**Problem details:** Nothing but the lines from the top of the data to the line holding "const inicioProjecao = '2024-04';" should be printed, word for word and both ends included; leave the pictures out.

--- Stored data ---

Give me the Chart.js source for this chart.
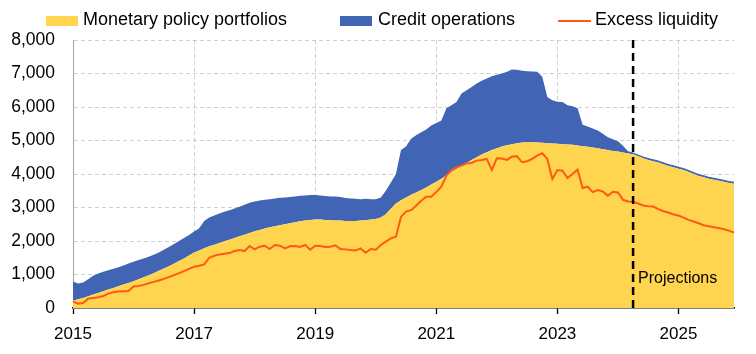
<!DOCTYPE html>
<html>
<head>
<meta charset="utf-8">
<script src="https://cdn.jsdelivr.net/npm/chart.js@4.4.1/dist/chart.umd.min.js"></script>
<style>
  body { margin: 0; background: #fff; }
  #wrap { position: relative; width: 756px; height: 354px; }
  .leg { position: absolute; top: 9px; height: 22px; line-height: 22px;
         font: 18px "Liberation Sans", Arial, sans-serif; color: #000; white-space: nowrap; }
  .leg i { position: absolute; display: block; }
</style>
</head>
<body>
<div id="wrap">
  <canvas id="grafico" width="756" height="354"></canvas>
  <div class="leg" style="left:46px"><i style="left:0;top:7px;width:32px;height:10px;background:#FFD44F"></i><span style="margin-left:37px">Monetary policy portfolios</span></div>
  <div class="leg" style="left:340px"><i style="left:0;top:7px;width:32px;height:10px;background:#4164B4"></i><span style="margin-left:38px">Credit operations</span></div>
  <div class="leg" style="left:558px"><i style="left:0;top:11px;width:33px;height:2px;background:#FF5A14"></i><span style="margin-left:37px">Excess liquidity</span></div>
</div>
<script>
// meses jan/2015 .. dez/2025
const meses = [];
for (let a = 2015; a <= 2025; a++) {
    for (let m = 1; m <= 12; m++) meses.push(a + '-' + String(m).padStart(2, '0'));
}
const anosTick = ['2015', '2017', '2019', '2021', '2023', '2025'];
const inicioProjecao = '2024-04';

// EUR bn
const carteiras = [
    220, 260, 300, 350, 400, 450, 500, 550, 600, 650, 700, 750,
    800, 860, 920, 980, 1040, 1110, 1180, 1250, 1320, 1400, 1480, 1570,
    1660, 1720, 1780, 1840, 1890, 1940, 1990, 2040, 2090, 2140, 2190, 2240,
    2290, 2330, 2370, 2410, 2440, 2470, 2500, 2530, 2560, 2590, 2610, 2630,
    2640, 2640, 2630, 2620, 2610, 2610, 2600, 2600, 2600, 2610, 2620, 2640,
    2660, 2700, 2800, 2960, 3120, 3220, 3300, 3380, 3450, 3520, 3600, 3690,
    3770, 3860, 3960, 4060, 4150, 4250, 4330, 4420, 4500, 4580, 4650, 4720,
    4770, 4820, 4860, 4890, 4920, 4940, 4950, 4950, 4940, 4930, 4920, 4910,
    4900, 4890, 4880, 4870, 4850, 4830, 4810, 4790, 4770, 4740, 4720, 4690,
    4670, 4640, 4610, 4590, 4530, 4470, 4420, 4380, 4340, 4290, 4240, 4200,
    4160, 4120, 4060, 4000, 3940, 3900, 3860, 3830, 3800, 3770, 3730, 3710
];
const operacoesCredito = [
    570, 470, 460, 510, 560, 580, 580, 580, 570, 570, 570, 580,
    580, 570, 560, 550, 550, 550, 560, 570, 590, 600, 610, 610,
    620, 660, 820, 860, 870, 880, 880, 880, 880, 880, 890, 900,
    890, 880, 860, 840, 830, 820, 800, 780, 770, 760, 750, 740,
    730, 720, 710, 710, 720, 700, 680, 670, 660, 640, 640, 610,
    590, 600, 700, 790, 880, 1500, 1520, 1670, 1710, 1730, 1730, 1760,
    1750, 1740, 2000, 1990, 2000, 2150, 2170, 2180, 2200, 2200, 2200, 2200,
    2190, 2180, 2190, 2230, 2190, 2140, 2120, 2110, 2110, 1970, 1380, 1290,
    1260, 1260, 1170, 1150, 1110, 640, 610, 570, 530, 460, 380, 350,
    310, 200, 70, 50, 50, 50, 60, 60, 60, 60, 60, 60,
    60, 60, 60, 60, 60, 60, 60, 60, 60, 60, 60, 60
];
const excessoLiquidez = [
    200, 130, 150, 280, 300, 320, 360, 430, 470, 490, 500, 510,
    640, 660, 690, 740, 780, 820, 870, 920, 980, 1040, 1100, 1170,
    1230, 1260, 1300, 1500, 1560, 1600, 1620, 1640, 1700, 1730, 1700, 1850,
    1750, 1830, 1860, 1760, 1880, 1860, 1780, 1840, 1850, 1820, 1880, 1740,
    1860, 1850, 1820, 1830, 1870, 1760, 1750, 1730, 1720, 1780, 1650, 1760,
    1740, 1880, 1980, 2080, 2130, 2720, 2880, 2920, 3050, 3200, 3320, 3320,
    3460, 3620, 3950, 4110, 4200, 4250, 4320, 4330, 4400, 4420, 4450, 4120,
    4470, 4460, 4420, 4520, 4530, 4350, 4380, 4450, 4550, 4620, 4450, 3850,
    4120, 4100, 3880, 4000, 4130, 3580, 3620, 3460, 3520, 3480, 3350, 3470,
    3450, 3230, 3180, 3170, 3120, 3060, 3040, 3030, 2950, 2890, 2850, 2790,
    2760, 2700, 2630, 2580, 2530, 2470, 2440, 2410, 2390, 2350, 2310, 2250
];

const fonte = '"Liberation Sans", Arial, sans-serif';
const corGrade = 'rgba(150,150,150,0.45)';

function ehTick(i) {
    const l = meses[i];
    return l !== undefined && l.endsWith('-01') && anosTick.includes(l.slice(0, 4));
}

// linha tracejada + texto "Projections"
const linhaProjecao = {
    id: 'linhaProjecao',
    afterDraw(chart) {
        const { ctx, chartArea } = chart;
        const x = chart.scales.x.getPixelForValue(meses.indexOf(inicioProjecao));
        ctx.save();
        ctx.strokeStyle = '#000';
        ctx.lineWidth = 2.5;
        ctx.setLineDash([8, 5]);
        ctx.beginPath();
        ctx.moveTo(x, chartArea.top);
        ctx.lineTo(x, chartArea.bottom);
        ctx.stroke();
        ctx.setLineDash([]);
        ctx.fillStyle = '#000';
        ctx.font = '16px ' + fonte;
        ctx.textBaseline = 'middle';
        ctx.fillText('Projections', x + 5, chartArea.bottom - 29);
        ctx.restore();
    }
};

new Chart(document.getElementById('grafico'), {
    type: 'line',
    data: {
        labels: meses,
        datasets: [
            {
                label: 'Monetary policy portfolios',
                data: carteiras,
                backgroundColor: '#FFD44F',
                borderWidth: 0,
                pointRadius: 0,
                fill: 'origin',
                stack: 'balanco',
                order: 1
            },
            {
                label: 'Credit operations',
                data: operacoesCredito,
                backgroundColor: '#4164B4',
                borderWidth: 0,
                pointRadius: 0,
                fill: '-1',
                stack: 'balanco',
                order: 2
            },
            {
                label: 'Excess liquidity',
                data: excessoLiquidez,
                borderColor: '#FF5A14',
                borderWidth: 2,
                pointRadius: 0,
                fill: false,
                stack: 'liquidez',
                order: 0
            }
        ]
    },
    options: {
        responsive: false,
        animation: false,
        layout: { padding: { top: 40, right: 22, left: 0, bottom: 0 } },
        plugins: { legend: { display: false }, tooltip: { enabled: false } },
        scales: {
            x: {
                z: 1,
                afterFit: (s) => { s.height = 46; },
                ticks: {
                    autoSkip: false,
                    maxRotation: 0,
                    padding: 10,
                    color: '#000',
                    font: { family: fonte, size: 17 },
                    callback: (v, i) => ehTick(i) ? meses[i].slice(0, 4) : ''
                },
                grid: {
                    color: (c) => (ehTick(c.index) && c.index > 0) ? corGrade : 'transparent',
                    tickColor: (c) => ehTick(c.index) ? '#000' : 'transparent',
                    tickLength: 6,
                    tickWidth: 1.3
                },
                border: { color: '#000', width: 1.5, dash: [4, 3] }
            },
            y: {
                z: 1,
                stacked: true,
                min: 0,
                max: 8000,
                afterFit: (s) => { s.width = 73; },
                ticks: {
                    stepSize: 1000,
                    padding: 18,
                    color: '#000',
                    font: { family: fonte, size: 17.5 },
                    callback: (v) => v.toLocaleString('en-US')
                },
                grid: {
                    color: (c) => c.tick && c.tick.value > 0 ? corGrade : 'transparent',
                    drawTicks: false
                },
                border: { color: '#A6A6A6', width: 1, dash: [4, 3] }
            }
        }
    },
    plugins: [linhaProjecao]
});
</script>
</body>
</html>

---

**Exercise result:**
Give me the Chart.js source for this chart.
<!DOCTYPE html>
<html>
<head>
<meta charset="utf-8">
<script src="https://cdn.jsdelivr.net/npm/chart.js@4.4.1/dist/chart.umd.min.js"></script>
<style>
  body { margin: 0; background: #fff; }
  #wrap { position: relative; width: 756px; height: 354px; }
  .leg { position: absolute; top: 9px; height: 22px; line-height: 22px;
         font: 18px "Liberation Sans", Arial, sans-serif; color: #000; white-space: nowrap; }
  .leg i { position: absolute; display: block; }
</style>
</head>
<body>
<div id="wrap">
  <canvas id="grafico" width="756" height="354"></canvas>
  <div class="leg" style="left:46px"><i style="left:0;top:7px;width:32px;height:10px;background:#FFD44F"></i><span style="margin-left:37px">Monetary policy portfolios</span></div>
  <div class="leg" style="left:340px"><i style="left:0;top:7px;width:32px;height:10px;background:#4164B4"></i><span style="margin-left:38px">Credit operations</span></div>
  <div class="leg" style="left:558px"><i style="left:0;top:11px;width:33px;height:2px;background:#FF5A14"></i><span style="margin-left:37px">Excess liquidity</span></div>
</div>
<script>
// meses jan/2015 .. dez/2025
const meses = [];
for (let a = 2015; a <= 2025; a++) {
    for (let m = 1; m <= 12; m++) meses.push(a + '-' + String(m).padStart(2, '0'));
}
const anosTick = ['2015', '2017', '2019', '2021', '2023', '2025'];
const inicioProjecao = '2024-04';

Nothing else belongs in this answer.